Legal aid rules seem unfair

UK’s Lord Chancellor Chris Grayling is facing critics after his issued guidance regarding allocation of legal aids seems unjust as perceived by the High Court.

According to a judge, six cases of claim for legal aids were denied in accordance to the Lord Chancellor’s issued guidance of granting legal aids to immigrant cases. The six immigrant cases involved includes European nationals appealing against departure following criminal convictions, an alleged victim of trafficking from Nigeria, and other cases involving the right to enter and remain in the UK. The judge also said that at least some of the mentioned cases should have been granted with the proper court judgment.

Mr. Justice Collins, a judge in London, said that anyone within the premises of UK is under its law and is granted the necessary protection.

“Thus there must be a fair and effective hearing available and the guidance, as the facts of some of the cases I have dealt with show, produces unfairness”.

The Lord Chancellor’s issued act seems ironic to what the government’s Legal Aid, Sentencing and Punishment of Offenders Act 2012 (LASPO) stands for. The issued act tends to cut the legal aid allocated budget by £350 million a year by 2015. It also greatly affected the provision and scope of legal aid, including for immigration cases, and were forced to be implement last April 2013.

Several campaign groups also cried with disappointment regarding the guidance, which they call as a “false economy”. According to them, the cut in the legal aid boundaries will greatly impact those who need it the most, and making enforcement of legal right much harder for individuals, especially to immigrants.

Failure to recognize Article 8 of the European Convention on Human Rights is one of the major flaws of the Lord Chancellor’s guidance, according to the judge. The mentioned six cases all have Article 8 claim, which tackles taking into account the rights of family members, especially children. In Section 55 of the Borders, Citizenship and Immigration Act 2009, welfare of children in the United Kingdom are taken into account in an immigration decision.

Immigrants, being the most impacted group, seeking for help and not at all fluent with English will be targeted by opportunistic individuals, the judge also mentioned.
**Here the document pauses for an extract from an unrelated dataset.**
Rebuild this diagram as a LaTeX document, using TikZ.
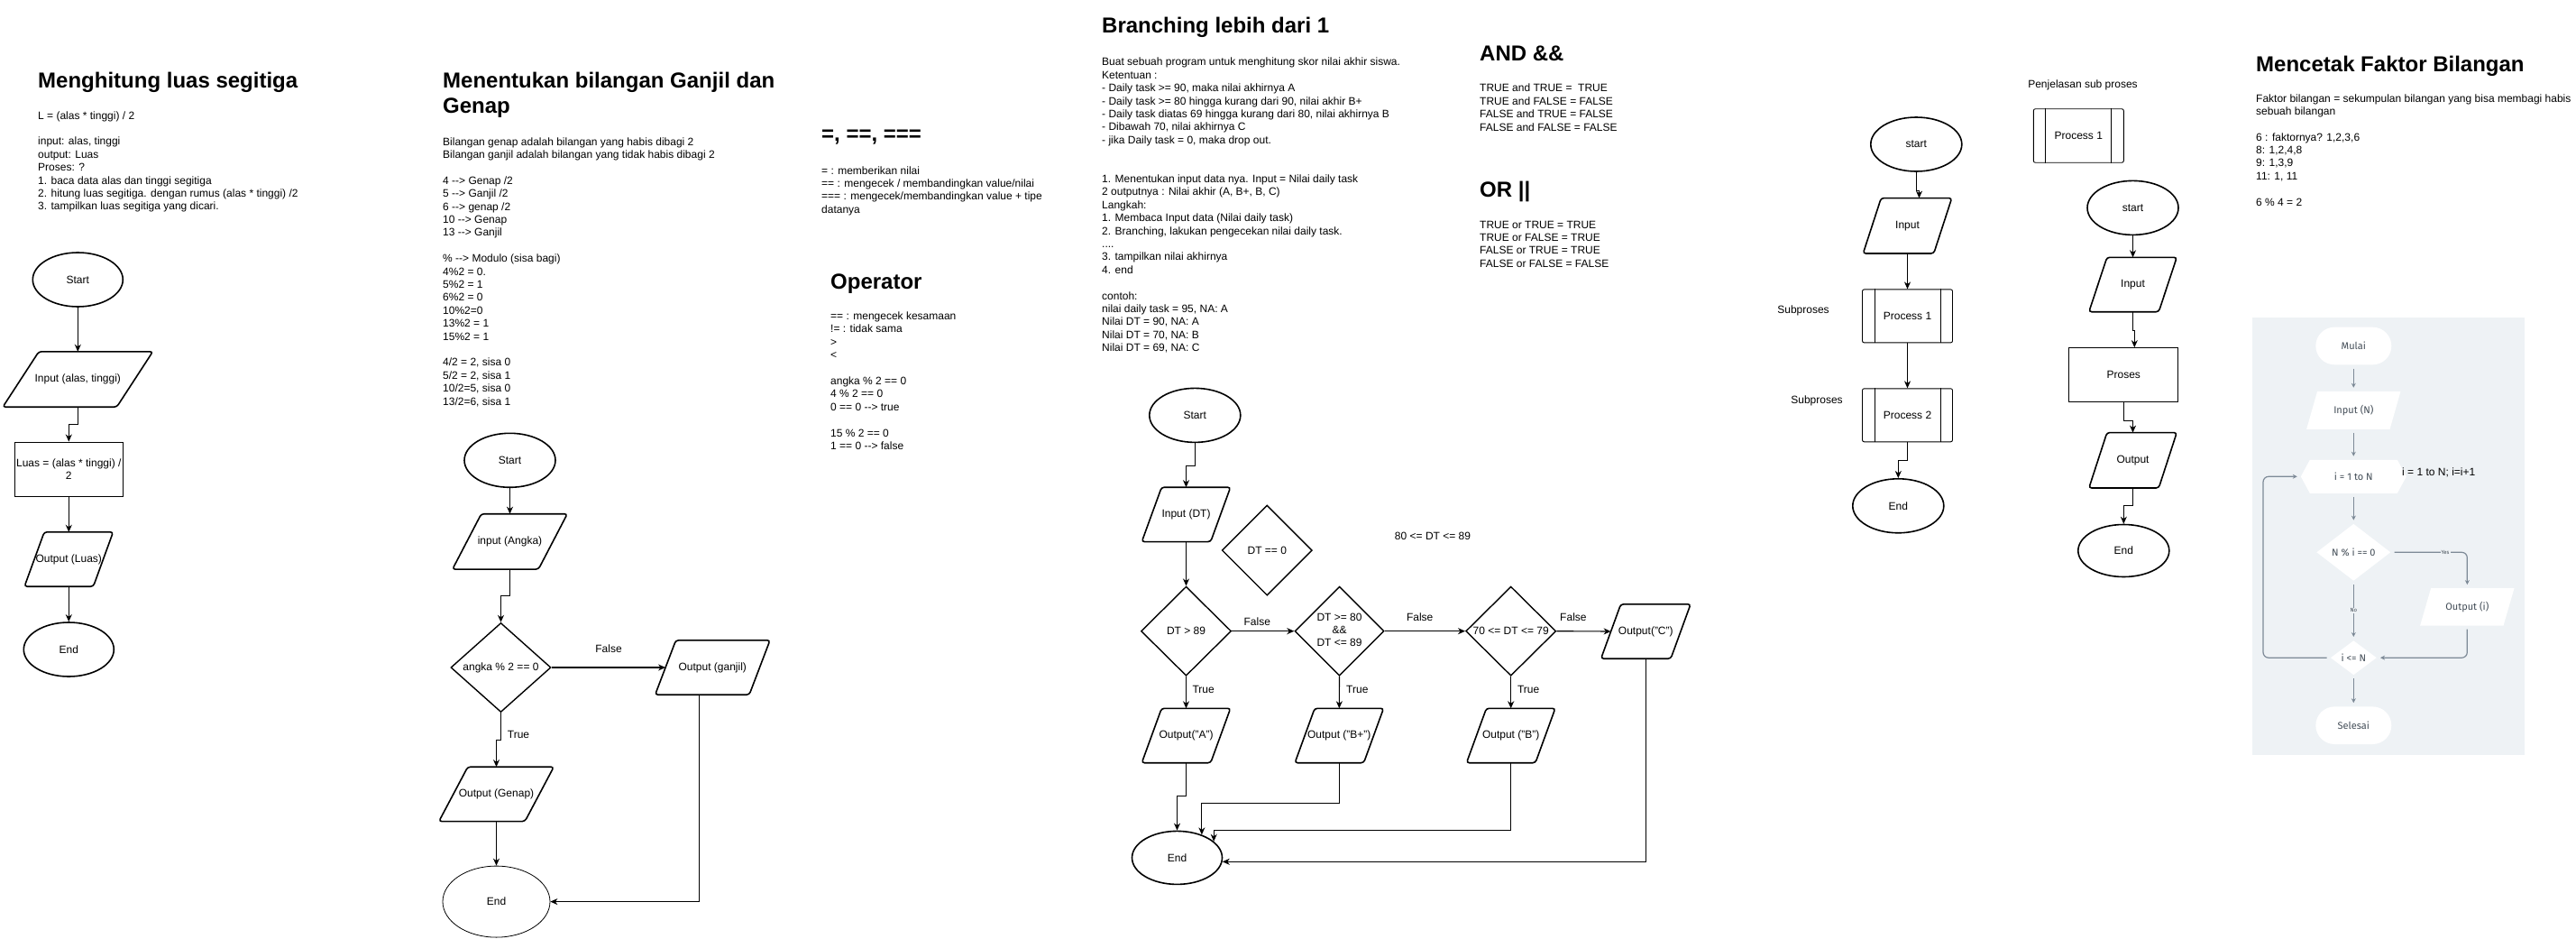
\documentclass[tikz,border=0pt]{standalone}
\usepackage{fontspec}
\setmainfont{Liberation Sans}
\newfontfamily\panelfont{Fira Sans}
\usetikzlibrary{shapes.geometric,shapes.misc,arrows.meta,calc}
\pgfdeclarelayer{bg}
\pgfdeclarelayer{bgfill}
\pgfsetlayers{bg,bgfill,main}
\definecolor{panelbg}{HTML}{EEF2F5}
\definecolor{panelln}{HTML}{7D8A97}
\definecolor{paneltx}{HTML}{434D57}
\newcommand{\txtlines}[1]{\vtop{\halign{##\hfil\cr#1\crcr}}}
\newcommand{\zw}[1]{\makebox[0pt]{#1}}
\newcommand{\dar}{-\kern0pt->}
\tikzset{
  f12/.style={font=\fontsize{12}{14.4}\selectfont},
  ttl/.style={anchor=base west, inner sep=0, font=\fontsize{24}{28.8}\selectfont\bfseries},
  bodytxt/.style={anchor=base west, inner sep=0, f12},
  lbl/.style={inner sep=0, f12},
  term/.style 2 args={ellipse, draw, line width=1.6pt, inner sep=0, minimum width=#1pt, minimum height=#2pt, f12},
  dec/.style 2 args={diamond, draw, line width=1.4pt, inner sep=0, minimum width=#1pt, minimum height=#2pt, f12},
  rectbox/.style 2 args={rectangle, draw, line width=0.9pt, inner sep=0, minimum width=#1pt, minimum height=#2pt, f12, align=center},
  proc/.style={rectangle, draw, line width=0.9pt, rounded corners=2pt, inner sep=0, f12},
  iotxt/.style={rectangle, draw=none, inner sep=0, f12, align=center},
  ioline/.style={draw, line width=1.6pt, rounded corners=3pt},
  thinln/.style={draw, line width=0.9pt},
  conn/.style={draw, line width=1.1pt, -{Stealth[length=8pt,width=7pt,inset=2.5pt]}},
  ptxt/.style={inner sep=0, font=\panelfont\fontsize{11}{13}\selectfont, text=paneltx, align=center},
  pterm/.style={rounded rectangle, fill=white, draw=none, minimum width=84pt, minimum height=41.6pt, ptxt},
  pdec/.style 2 args={diamond, fill=white, draw=none, minimum width=#1pt, minimum height=#2pt, ptxt},
  pconn/.style={draw=panelln, line width=1.2pt, -{Stealth[length=5pt,width=5pt]}, shorten <=4pt, shorten >=4pt, rounded corners=6pt},
  plbl/.style={inner sep=1pt, fill=panelbg, font=\panelfont\fontsize{6}{7}\selectfont, text=paneltx},
}
% \iobox{name}{cx}{cy}{w}{h}{off}{text}
\newcommand{\iobox}[7]{%
  \node[iotxt, minimum width=#4pt, minimum height=#5pt] (#1) at (#2,#3) {#7};
  \draw[ioline] ($(#1.north west)+(#6,0)$) -- (#1.north east) -- ($(#1.south east)+(-#6,0)$) -- (#1.south west) -- cycle;}
% \procbox{name}{cx}{cy}{w}{h}{text}
\newcommand{\procbox}[6]{%
  \node[proc, minimum width=#4pt, minimum height=#5pt] (#1) at (#2,#3) {#6};
  \draw[thinln] ($(#1.north west)+(14,0)$) -- ($(#1.south west)+(14,0)$);
  \draw[thinln] ($(#1.north east)+(-14,0)$) -- ($(#1.south east)+(-14,0)$);}
% \pio{name}{cx}{cy}{w}{h}{off}{text}
\newcommand{\pio}[7]{%
  \node[ptxt, minimum width=#4pt, minimum height=#5pt] (#1) at (#2,#3) {#7};
  \begin{pgfonlayer}{bgfill}
  \fill[white] ($(#1.north west)+(#6,0)$) -- (#1.north east) -- ($(#1.south east)+(-#6,0)$) -- (#1.south west) -- cycle;
  \end{pgfonlayer}}
\begin{document}
\begin{tikzpicture}[x=1pt,y=-1pt]
\useasboundingbox (0,0) rectangle (2857,1041);
\begin{pgfonlayer}{bg}
\fill[white] (0,0) rectangle (2857,1041);
\fill[panelbg] (2497.5,351.7) rectangle (2800,836.7);
\end{pgfonlayer}

% ---------- Section 1 ----------
\node[ttl] (s1ttl) at (42,97) {Menghitung luas segitiga};
\node[bodytxt] (s1txt) at (42,132) {\txtlines{L = (alas * tinggi) / 2\cr
\cr
input: alas, tinggi\cr
output: Luas\cr
Proses: ?\cr
1. baca data alas dan tinggi segitiga\cr
2. hitung luas segitiga. dengan rumus (alas * tinggi) /2\cr
3. tampilkan luas segitiga yang dicari.}};
\node[term={100}{60}] (s1start) at (86.3,310) {Start};
\iobox{s1in}{86.3}{420.5}{166}{61}{40}{Input (alas, tinggi)}
\node[rectbox={120}{60}] (s1proc) at (76.3,520) {Luas = (alas * tinggi) /\\2};
\iobox{s1out}{76.3}{620}{98}{60}{22}{Output (Luas)}
\node[term={100}{60}] (s1end) at (76.3,720) {End};
\draw[conn] (s1start.south) -- (s1in.north);
\draw[conn] (s1in.south) -- ++(0,19.7) -| (s1proc.north);
\draw[conn] (s1proc.south) -- (s1out.north);
\draw[conn] (s1out.south) -- (s1end.north);

% ---------- Section 2 ----------
\node[ttl] (s2ttl) at (491,97) {\txtlines{Menentukan bilangan Ganjil dan\cr Genap}};
\node[bodytxt] (s2txt) at (491,161) {\txtlines{Bilangan genap adalah bilangan yang habis dibagi 2\cr
Bilangan ganjil adalah bilangan yang tidak habis dibagi 2\cr
\cr
4 \dar{} Genap /2\cr
5 \dar{} Ganjil /2\cr
6 \dar{} genap /2\cr
10 \dar{} Genap\cr
13 \dar{} Ganjil\cr
\cr
\% \dar{} Modulo (sisa bagi)\cr
4\%2 = 0.\cr
5\%2 = 1\cr
6\%2 = 0\cr
10\%2=0\cr
13\%2 = 1\cr
15\%2 = 1\cr
\cr
4/2 = 2, sisa 0\cr
5/2 = 2, sisa 1\cr
10/2=5, sisa 0\cr
13/2=6, sisa 1}};
\node[term={101}{60}] (s2start) at (565.5,510.3) {Start};
\iobox{s2in}{565.5}{600.4}{127}{61}{32}{input (Angka)}
\node[dec={111}{99}] (s2dec) at (555.5,740) {\zw{angka \% 2 == 0}};
\iobox{s2gj}{790.3}{740}{127}{60}{23}{Output (ganjil)}
\iobox{s2gn}{550.5}{880.4}{127}{60}{32}{Output (Genap)}
\node[term={119}{79}, line width=0.8pt] (s2end) at (550.5,999.6) {End};
\coordinate (s2gjin) at ($(s2gj.west)+(11.5,0)$);
\coordinate (s2gjout) at ($(s2gj.south)+(-15,0)$);
\draw[conn] (s2start.south) -- (s2in.north);
\draw[conn] (s2in.south) -- ++(0,29.6) -| (s2dec.north);
\draw[conn] (s2dec.east) -- (s2gjin);
\node[lbl] (s2f) at (675,719.7) {False};
\draw[conn] (s2dec.south) -- ++(0,30.3) -| (s2gn.north);
\node[lbl] (s2t) at (575,814.4) {True};
\draw[conn] (s2gn.south) -- (s2end.north);
\draw[conn] (s2gjout) |- (s2end.east);

% ---------- Section 3 ----------
\node[ttl] (s3ttl) at (911,156) {=, ==, ===};
\node[bodytxt] (s3txt) at (911,193) {\txtlines{= : memberikan nilai\cr
== : mengecek / membandingkan value/nilai\cr
=== : mengecek/membandingkan value + tipe\cr
datanya}};
\node[ttl] (s3ttl2) at (921,320) {Operator};
\node[bodytxt] (s3txt2) at (921,354.5) {\txtlines{== : mengecek kesamaan\cr
!= : tidak sama\cr
>\cr
<\cr
\cr
angka \% 2 == 0\cr
4 \% 2 == 0\cr
0 == 0 \dar{} true\cr
\cr
15 \% 2 == 0\cr
1 == 0 \dar{} false}};

% ---------- Section 4 ----------
\node[ttl] (s4ttl) at (1222,37) {Branching lebih dari 1};
\node[bodytxt] (s4txt) at (1222,73) {\txtlines{Buat sebuah program untuk menghitung skor nilai akhir siswa.\cr
Ketentuan :\cr
- Daily task >= 90, maka nilai akhirnya A\cr
- Daily task >= 80 hingga kurang dari 90, nilai akhir B+\cr
- Daily task diatas 69 hingga kurang dari 80, nilai akhirnya B\cr
- Dibawah 70, nilai akhirnya C\cr
- jika Daily task = 0, maka drop out.\cr
\cr
\cr
1. Menentukan input data nya. Input = Nilai daily task\cr
2 outputnya : Nilai akhir (A, B+, B, C)\cr
Langkah:\cr
1. Membaca Input data (Nilai daily task)\cr
2. Branching, lakukan pengecekan nilai daily task.\cr
....\cr
3. tampilkan nilai akhirnya\cr
4. end\cr
\cr
contoh:\cr
nilai daily task = 95, NA: A\cr
Nilai DT = 90, NA: A\cr
Nilai DT = 70, NA: B\cr
Nilai DT = 69, NA: C}};

% ---------- Section 5 ----------
\node[ttl] (s5ttl) at (1641,67) {AND \&\&};
\node[bodytxt] (s5txt) at (1641,102) {\txtlines{TRUE and TRUE =\ \ TRUE\cr
TRUE and FALSE = FALSE\cr
FALSE and TRUE = FALSE\cr
FALSE and FALSE = FALSE}};
\node[ttl] (s5ttl2) at (1641,218) {OR ||};
\node[bodytxt] (s5txt2) at (1641,253) {\txtlines{TRUE or TRUE = TRUE\cr
TRUE or FALSE = TRUE\cr
FALSE or TRUE = TRUE\cr
FALSE or FALSE = FALSE}};

% ---------- Section 6 : branching flowchart ----------
\node[term={101}{60}] (bstart) at (1325.3,460.4) {Start};
\iobox{bin}{1315.5}{570.4}{98}{60}{22}{Input (DT)}
\node[dec={100}{99}] (bd1) at (1315.5,699.7) {\zw{DT > 89}};
\node[dec={100}{100}] (bd0) at (1405.3,610.1) {\zw{DT == 0}};
\node[lbl] (bnote) at (1589,594.6) {80 <= DT <= 89};
\node[dec={99}{99}] (bd2) at (1485.5,699.7) {\zw{\begin{tabular}{@{}c@{}}DT >= 80\\\&\&\\DT <= 89\end{tabular}}};
\node[dec={100}{99}] (bd3) at (1675.7,699.7) {\zw{70 <= DT <= 79}};
\iobox{boC}{1825.3}{700}{99}{60}{22}{Output("C")}
\iobox{boA}{1315.5}{815.5}{98}{60}{22}{Output("A")}
\iobox{boBp}{1485.3}{815.5}{98}{60}{22}{Output ("B+")}
\iobox{boB}{1675.7}{815.5}{98}{60}{22}{Output ("B")}
\node[term={100}{59}] (bend) at (1305.5,950.9) {End};
\coordinate (boCin) at ($(boC.west)+(11,0)$);
\draw[conn] (bstart.south) -- ++(0,25.1) -| (bin.north);
\draw[conn] (bin.south) -- (bd1.north);
\draw[conn] (bd1.east) -- (bd2.west);
\node[lbl] (bf1) at (1394.3,689.3) {False};
\draw[conn] (bd2.east) -- (bd3.west);
\node[lbl] (bf2) at (1574.7,684.5) {False};
\draw[conn] (bd3.east) -- (boCin);
\node[lbl] (bf3) at (1744.9,684.5) {False};
\draw[conn] (bd1.south) -- (boA.north);
\node[lbl] (bt1) at (1334.7,764.8) {True};
\draw[conn] (bd2.south) -- (boBp.north);
\node[lbl] (bt2) at (1505.3,764.8) {True};
\draw[conn] (bd3.south) -- (boB.north);
\node[lbl] (bt3) at (1695.1,764.8) {True};
\draw[conn] (boA.south) -- ++(0,36.9) -| (bend.north);
\draw[conn] (boBp.south) -- ++(0,45.1) -| (bend.43.8);
\draw[conn] (boB.south) -- ++(0,74.7) -| (bend.24.2);
\draw[conn] (boC.south) |- (bend.-5.6);

% ---------- Section 7 : subproses ----------
\node[term={101}{60}] (spstart) at (2125.3,160) {start};
\iobox{spin}{2115.5}{250.3}{98}{61}{20}{Input}
\procbox{spp1}{2115.5}{350.4}{100}{59}{Process 1}
\procbox{spp2}{2115.5}{460.3}{100}{59}{Process 2}
\node[term={101}{60}] (spend) at (2105.3,560.8) {End};
\node[lbl] (spl1) at (2000,344.5) {Subproses};
\node[lbl] (spl2) at (2015,444.8) {Subproses};
\node[lbl] (sqhead) at (2310,94.8) {Penjelasan sub proses};
\procbox{sqleg}{2305.3}{150.5}{100}{59.5}{Process 1}
\node[term={101}{60}] (sqstart) at (2365.5,230.4) {start};
\iobox{sqin}{2365.5}{315.5}{97}{60}{20}{Input}
\node[rectbox={121}{60}] (sqpr) at (2355.3,415.6) {Proses};
\iobox{sqout}{2365.5}{510.3}{97}{61}{20}{Output}
\node[term={101}{58}] (sqend) at (2355.3,610.5) {End};
\draw[conn] (spstart.south) -- ++(0,20.4) -| ($(spin.north)+(13,0)$);
\draw[conn] (spin.south) -- (spp1.north);
\draw[conn] (spp1.south) -- (spp2.north);
\draw[conn] (spp2.south) -- ++(0,20.3) -| (spend.north);
\draw[conn] (sqstart.south) -- (sqin.north);
\draw[conn] (sqin.south) -- ++(0,20.4) -| ($(sqpr.north)+(12,0)$);
\draw[conn] (sqpr.south) -- ++(0,20.4) -| (sqout.north);
\draw[conn] (sqout.south) -- ++(0,19.6) -| (sqend.north);

% ---------- Section 8 : faktor ----------
\node[ttl] (s8ttl) at (2502,79) {Mencetak Faktor Bilangan};
\node[bodytxt] (s8txt) at (2502,113) {\txtlines{Faktor bilangan = sekumpulan bilangan yang bisa membagi habis\cr
sebuah bilangan\cr
\cr
6 : faktornya? 1,2,3,6\cr
8: 1,2,4,8\cr
9: 1,3,9\cr
11: 1, 11\cr
\cr
6 \% 4 = 2}};
\node[pterm] (fstart) at (2610.3,383.5) {Mulai};
\pio{fin}{2610.3}{454.8}{104}{41.7}{12}{Input (N)}
\node[ptxt, minimum width=116.6pt, minimum height=36.7pt] (floop) at (2610.3,528.3) {i = 1 to N};
\begin{pgfonlayer}{bgfill}
\fill[white] (floop.west) -- ($(floop.north west)+(10,0)$) -- ($(floop.north east)+(-10,0)$) -- (floop.east) -- ($(floop.south east)+(-10,0)$) -- ($(floop.south west)+(10,0)$) -- cycle;
\end{pgfonlayer}
\node[lbl, anchor=west] (floopnote) at (2664,524.3) {i = 1 to N; i=i+1};
\node[pdec={82}{63}] (fdec) at (2610.3,612.3) {\zw{N \% i == 0}};
\pio{fout}{2736.3}{672.8}{104}{41}{12}{Output (i)}
\node[pdec={51}{38}] (fcond) at (2610.3,729.2) {\zw{i <= N}};
\node[pterm] (fend) at (2610.3,804.2) {Selesai};
\coordinate (floopx) at (2510,528.3);
\draw[pconn] (fstart.south) -- (fin.north);
\draw[pconn] (fin.south) -- (floop.north);
\draw[pconn] (floop.south) -- (fdec.north);
\draw[pconn] (fdec.east) -| (fout.north);
\node[plbl] (fyes) at (2712,612.3) {Yes};
\draw[pconn] (fdec.south) -- (fcond.north);
\node[plbl] (fno) at (2610.3,676.7) {No};
\draw[pconn] (fout.south) |- (fcond.east);
\draw[pconn] (fcond.west) -| (floopx) -- (floop.west);
\draw[pconn] (fcond.south) -- (fend.north);
\end{tikzpicture}
\end{document}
The lack of access to credited advisers poses another threat in the security of immigrants.

A Ministry of Justice spokesman said that allocation of legal aid should be carefully decided as resources are limited and the people’s taxes should be used and spent wisely. The spokesman also mentioned that the removal of provision of legal aid for immigrant cases, except asylum cases, was replaced by a reasonable funding scheme to address the issue. This is to ensure that international obligations are still met by the government.

Expressing disappointment, the judge gave permission to lawyers of legal aid counseling to appeal to the Lord Chancellor’s issued guidance and a 28-day period to raise appeals with regards to the six immigrant cases.